NT grrl, where’d you hear that? Yesterday in my Chinese class, my teacher (who BTW grew up in China and still considers herself Chinese) explained birthdays to us.
Basically- you celebrate several intervals up to the first year. After the first year, it’s only really celebrated every 10 years.
Nothing with long years or short years. Recently, the yearly birthday trend came o China with other American ideas, but traditionally, that’s how it worked.
Gotta citation, sunbear?
“Listen Children Eternal Father Eternally One!” Exceptions? None!
I am reminded of an anecdote often told about one of the pioneers of computer science. (I have forgotten who the subject supposedly is, but it’s a good story anyway.)
This scientist and his wife were returning from vacation, and they’d arrived at their home airport.
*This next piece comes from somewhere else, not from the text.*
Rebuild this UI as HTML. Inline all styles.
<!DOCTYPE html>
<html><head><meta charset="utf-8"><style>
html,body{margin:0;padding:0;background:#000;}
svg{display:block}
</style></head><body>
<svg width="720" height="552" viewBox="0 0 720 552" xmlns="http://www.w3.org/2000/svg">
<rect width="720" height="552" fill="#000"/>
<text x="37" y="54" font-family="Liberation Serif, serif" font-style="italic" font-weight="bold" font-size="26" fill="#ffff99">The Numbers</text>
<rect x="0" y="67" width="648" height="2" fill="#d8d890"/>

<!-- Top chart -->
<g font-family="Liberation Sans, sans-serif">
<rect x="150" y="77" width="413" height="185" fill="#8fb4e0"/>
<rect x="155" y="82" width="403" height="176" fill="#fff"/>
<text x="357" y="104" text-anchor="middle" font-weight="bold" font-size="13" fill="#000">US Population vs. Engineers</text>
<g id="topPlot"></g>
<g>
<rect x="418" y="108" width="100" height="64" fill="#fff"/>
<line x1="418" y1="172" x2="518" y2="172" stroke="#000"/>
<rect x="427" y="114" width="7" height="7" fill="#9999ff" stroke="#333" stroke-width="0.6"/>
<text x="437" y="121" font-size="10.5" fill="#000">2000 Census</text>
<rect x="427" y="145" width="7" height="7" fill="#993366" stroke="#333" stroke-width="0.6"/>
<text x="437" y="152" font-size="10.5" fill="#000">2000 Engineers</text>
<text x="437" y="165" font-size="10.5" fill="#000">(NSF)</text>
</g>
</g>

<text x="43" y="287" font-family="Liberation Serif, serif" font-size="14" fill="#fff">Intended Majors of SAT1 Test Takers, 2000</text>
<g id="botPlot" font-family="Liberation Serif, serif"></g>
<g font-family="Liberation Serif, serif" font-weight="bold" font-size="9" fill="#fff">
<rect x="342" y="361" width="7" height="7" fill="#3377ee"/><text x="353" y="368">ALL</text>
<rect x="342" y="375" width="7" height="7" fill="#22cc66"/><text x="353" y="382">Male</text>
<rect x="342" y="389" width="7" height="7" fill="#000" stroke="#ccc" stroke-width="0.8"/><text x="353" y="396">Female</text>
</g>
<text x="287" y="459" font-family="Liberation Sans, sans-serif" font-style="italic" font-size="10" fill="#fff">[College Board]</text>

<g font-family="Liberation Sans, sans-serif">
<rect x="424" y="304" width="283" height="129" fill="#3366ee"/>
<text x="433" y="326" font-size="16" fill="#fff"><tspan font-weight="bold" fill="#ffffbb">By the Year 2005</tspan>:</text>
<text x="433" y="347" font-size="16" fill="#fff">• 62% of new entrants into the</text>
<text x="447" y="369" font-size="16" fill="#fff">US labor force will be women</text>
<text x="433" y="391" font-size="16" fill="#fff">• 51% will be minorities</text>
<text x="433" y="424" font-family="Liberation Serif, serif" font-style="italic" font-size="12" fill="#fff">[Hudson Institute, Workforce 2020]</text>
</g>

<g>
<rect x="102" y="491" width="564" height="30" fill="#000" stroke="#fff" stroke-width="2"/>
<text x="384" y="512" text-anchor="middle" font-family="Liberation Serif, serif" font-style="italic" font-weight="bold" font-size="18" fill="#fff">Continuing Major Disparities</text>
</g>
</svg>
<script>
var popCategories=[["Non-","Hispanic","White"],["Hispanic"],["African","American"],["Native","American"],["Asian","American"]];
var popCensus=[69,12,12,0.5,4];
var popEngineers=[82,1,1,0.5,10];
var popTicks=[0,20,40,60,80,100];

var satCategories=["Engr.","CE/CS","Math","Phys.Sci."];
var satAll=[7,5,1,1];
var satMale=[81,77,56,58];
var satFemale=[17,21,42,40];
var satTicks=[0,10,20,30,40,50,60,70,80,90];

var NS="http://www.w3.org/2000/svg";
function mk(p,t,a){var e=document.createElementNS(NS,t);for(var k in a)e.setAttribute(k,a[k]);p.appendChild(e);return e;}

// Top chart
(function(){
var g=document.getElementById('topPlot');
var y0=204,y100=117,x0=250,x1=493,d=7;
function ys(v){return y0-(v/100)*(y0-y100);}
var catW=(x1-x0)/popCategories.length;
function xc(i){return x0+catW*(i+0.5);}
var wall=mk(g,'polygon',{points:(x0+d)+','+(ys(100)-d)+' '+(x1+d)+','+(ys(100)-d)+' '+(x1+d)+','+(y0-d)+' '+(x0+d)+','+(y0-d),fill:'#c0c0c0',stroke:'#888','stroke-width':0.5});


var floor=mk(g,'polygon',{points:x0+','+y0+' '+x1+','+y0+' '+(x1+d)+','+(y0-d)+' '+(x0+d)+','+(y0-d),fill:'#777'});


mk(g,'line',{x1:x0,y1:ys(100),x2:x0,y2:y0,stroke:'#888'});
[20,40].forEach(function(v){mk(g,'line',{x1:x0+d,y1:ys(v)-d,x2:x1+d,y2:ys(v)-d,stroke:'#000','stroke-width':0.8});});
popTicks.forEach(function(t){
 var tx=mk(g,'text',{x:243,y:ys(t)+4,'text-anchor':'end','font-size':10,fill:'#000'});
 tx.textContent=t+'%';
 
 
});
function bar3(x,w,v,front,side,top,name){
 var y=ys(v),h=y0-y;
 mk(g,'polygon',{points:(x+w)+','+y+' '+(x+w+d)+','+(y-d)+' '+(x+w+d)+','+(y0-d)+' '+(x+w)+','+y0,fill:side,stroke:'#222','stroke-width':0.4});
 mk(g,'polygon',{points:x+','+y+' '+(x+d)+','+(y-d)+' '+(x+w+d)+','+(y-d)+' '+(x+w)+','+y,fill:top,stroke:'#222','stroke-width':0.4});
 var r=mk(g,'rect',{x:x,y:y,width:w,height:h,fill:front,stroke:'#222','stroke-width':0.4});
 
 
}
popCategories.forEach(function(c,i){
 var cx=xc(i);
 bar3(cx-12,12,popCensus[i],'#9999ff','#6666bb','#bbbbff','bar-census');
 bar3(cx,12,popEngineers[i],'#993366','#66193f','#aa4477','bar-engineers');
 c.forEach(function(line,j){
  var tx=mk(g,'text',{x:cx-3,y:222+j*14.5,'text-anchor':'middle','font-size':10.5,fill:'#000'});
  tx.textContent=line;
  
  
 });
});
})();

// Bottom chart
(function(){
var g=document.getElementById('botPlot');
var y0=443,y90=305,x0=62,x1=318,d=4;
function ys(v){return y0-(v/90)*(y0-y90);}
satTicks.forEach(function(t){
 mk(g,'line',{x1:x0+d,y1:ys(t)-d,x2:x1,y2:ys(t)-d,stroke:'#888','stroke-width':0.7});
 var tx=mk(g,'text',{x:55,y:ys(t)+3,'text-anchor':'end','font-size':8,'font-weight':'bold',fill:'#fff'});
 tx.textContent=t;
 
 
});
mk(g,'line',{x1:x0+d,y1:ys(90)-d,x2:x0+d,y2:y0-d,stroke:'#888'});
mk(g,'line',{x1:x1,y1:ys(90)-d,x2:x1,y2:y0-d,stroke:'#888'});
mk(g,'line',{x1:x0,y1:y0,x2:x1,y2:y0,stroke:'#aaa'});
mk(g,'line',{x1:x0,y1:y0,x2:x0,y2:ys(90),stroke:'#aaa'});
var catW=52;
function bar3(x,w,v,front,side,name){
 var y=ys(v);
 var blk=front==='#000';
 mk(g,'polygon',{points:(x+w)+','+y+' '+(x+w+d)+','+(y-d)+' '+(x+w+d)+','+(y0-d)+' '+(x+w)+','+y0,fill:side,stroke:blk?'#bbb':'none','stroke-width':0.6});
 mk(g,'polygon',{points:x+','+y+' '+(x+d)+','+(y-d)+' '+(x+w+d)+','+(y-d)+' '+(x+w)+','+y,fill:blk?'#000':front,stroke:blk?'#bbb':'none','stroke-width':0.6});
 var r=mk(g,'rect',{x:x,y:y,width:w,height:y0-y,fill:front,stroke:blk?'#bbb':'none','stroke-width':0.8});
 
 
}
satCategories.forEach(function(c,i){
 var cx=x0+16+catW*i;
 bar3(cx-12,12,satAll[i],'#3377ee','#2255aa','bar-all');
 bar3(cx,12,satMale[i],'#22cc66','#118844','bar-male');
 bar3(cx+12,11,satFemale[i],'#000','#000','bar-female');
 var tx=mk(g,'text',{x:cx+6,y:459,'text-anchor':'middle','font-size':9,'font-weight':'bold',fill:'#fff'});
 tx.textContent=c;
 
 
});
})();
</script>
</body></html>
His wife said to him, “I’m going to call a cab, so please stay here and keep an eye on our ten suitcases.”
When she got back, the scientist exclaimed irritably, “The airline lost one of our bags. There are only nine here.” She saw all the suitcases still there, and told him he must be mistaken. But he still insisted that one was missing. “Look,” he said, “just count them: zero, one, two…”
Laugh hard; it’s a long way to the bank.
The India thing is true, at least for my parents. They round up about three months, at the most…unless I’m being berated for not being responsible. Then, I generally gain a year…“You’re eighteen. Act your age…”
Okay, I can’t resist – two more age jokes:
Doctor to man: “You’re in excellent health for a 60-year-old. Too bad you’re only 25!”
Wife is fishing for compliments: “Do you see any wrinkles on me?” Absent-minded husband says: “Oh, you still have the skin of a sixteen-year-old peach.”